**DATA EXCERPTS**
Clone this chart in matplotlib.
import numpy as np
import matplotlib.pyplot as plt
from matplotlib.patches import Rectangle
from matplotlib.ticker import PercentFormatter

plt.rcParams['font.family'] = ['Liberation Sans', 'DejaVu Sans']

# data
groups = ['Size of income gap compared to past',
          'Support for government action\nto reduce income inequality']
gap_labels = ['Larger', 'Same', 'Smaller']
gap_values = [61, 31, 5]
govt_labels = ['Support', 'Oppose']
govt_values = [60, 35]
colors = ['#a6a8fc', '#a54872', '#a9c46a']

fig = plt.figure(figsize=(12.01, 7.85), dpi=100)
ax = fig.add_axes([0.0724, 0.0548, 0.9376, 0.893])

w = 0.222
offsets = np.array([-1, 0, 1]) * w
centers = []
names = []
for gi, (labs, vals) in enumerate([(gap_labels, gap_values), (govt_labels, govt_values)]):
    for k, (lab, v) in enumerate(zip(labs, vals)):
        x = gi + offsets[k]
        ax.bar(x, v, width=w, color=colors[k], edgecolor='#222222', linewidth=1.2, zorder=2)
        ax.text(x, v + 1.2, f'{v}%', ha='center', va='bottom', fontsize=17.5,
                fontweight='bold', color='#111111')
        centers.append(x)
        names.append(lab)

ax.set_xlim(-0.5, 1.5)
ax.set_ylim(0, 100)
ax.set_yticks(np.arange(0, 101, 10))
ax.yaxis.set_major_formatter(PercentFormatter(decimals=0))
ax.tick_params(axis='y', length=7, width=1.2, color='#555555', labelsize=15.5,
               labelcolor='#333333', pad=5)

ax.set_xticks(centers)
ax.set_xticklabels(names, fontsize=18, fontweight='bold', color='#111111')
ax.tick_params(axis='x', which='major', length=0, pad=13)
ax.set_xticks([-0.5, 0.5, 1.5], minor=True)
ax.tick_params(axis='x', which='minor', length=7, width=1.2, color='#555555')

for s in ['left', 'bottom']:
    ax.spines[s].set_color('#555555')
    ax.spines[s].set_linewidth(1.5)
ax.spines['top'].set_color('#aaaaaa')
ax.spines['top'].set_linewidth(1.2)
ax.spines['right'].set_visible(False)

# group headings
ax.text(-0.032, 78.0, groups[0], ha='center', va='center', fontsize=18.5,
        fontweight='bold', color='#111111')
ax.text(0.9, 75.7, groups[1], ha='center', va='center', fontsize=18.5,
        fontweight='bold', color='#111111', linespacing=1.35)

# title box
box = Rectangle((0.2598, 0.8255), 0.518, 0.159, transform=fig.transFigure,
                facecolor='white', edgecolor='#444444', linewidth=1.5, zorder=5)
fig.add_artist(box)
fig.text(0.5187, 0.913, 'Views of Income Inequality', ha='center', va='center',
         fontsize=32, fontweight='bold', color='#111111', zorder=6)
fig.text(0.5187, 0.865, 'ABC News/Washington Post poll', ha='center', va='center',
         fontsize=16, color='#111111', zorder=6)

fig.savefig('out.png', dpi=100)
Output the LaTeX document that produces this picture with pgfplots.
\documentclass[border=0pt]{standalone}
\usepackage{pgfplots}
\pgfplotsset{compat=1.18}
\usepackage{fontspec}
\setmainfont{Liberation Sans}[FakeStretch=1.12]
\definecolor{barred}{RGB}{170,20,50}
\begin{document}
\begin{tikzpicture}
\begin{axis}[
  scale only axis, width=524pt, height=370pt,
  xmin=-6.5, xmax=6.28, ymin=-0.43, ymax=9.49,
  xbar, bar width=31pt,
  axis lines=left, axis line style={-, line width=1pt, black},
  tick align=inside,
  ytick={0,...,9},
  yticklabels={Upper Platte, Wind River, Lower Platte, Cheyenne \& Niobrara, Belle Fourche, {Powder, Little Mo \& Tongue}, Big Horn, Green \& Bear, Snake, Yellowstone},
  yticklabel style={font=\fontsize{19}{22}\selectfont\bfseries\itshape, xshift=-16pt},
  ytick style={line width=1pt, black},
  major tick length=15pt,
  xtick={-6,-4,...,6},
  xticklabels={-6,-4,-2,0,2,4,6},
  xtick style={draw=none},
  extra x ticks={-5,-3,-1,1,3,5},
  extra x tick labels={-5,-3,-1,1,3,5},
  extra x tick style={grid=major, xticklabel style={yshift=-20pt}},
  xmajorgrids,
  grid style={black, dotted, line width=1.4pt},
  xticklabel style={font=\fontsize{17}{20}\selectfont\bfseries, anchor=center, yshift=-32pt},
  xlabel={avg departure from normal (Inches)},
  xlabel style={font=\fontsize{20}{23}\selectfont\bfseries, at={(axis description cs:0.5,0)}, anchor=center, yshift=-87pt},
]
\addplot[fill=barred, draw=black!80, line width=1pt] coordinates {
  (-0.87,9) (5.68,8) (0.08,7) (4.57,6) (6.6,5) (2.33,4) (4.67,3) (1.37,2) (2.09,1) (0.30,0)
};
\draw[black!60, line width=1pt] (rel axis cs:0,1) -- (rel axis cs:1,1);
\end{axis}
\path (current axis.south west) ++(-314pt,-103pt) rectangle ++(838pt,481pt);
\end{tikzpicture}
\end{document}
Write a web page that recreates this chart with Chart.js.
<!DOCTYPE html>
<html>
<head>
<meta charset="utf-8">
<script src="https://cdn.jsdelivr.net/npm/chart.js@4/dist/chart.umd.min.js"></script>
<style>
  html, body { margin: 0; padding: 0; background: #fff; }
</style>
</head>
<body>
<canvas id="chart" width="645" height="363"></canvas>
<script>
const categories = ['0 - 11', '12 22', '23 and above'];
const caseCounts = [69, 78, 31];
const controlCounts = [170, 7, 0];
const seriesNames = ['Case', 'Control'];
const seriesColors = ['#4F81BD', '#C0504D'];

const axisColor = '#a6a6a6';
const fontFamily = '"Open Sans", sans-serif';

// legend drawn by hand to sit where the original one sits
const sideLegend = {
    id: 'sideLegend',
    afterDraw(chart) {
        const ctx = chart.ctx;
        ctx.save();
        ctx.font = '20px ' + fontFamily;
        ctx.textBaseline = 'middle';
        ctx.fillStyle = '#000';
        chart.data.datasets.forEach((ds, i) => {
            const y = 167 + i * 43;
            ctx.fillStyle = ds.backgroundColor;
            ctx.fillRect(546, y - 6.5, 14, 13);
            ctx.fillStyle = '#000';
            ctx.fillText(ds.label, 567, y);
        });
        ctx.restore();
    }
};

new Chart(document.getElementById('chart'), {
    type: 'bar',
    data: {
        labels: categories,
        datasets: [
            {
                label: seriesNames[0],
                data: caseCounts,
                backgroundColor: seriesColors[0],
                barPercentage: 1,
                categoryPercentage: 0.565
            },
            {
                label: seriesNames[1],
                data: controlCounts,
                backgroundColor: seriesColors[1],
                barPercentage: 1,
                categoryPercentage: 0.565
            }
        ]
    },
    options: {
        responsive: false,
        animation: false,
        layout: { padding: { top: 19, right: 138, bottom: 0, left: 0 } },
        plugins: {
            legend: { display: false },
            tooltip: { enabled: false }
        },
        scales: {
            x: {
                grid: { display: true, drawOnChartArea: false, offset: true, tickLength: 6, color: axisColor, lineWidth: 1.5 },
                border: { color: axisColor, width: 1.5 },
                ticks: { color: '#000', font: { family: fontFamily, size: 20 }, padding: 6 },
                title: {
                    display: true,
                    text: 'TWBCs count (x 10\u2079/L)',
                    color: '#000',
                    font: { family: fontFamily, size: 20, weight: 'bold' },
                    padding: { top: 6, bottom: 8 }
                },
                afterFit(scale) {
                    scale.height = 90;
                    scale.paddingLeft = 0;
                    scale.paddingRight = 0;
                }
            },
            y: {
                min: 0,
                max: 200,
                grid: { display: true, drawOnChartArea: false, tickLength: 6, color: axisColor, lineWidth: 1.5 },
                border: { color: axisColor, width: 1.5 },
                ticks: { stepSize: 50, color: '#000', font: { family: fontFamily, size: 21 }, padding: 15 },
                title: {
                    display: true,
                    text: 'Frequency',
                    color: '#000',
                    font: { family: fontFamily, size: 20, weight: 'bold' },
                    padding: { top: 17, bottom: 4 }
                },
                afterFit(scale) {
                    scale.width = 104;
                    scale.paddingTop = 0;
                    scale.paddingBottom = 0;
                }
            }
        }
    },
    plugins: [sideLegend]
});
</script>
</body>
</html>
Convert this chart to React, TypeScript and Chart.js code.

**STATED TASK**
Return exactly the lines that run from the top of the listing above to the line containing "length=7, width=1.2, color='#555555')", please, keeping both end lines and leaving out everything else.

**COMPLETED EXERCISE**
Clone this chart in matplotlib.
import numpy as np
import matplotlib.pyplot as plt
from matplotlib.patches import Rectangle
from matplotlib.ticker import PercentFormatter

plt.rcParams['font.family'] = ['Liberation Sans', 'DejaVu Sans']

# data
groups = ['Size of income gap compared to past',
          'Support for government action\nto reduce income inequality']
gap_labels = ['Larger', 'Same', 'Smaller']
gap_values = [61, 31, 5]
govt_labels = ['Support', 'Oppose']
govt_values = [60, 35]
colors = ['#a6a8fc', '#a54872', '#a9c46a']

fig = plt.figure(figsize=(12.01, 7.85), dpi=100)
ax = fig.add_axes([0.0724, 0.0548, 0.9376, 0.893])

w = 0.222
offsets = np.array([-1, 0, 1]) * w
centers = []
names = []
for gi, (labs, vals) in enumerate([(gap_labels, gap_values), (govt_labels, govt_values)]):
    for k, (lab, v) in enumerate(zip(labs, vals)):
        x = gi + offsets[k]
        ax.bar(x, v, width=w, color=colors[k], edgecolor='#222222', linewidth=1.2, zorder=2)
        ax.text(x, v + 1.2, f'{v}%', ha='center', va='bottom', fontsize=17.5,
                fontweight='bold', color='#111111')
        centers.append(x)
        names.append(lab)

ax.set_xlim(-0.5, 1.5)
ax.set_ylim(0, 100)
ax.set_yticks(np.arange(0, 101, 10))
ax.yaxis.set_major_formatter(PercentFormatter(decimals=0))
ax.tick_params(axis='y', length=7, width=1.2, color='#555555', labelsize=15.5,
               labelcolor='#333333', pad=5)

ax.set_xticks(centers)
ax.set_xticklabels(names, fontsize=18, fontweight='bold', color='#111111')
ax.tick_params(axis='x', which='major', length=0, pad=13)
ax.set_xticks([-0.5, 0.5, 1.5], minor=True)
ax.tick_params(axis='x', which='minor', length=7, width=1.2, color='#555555')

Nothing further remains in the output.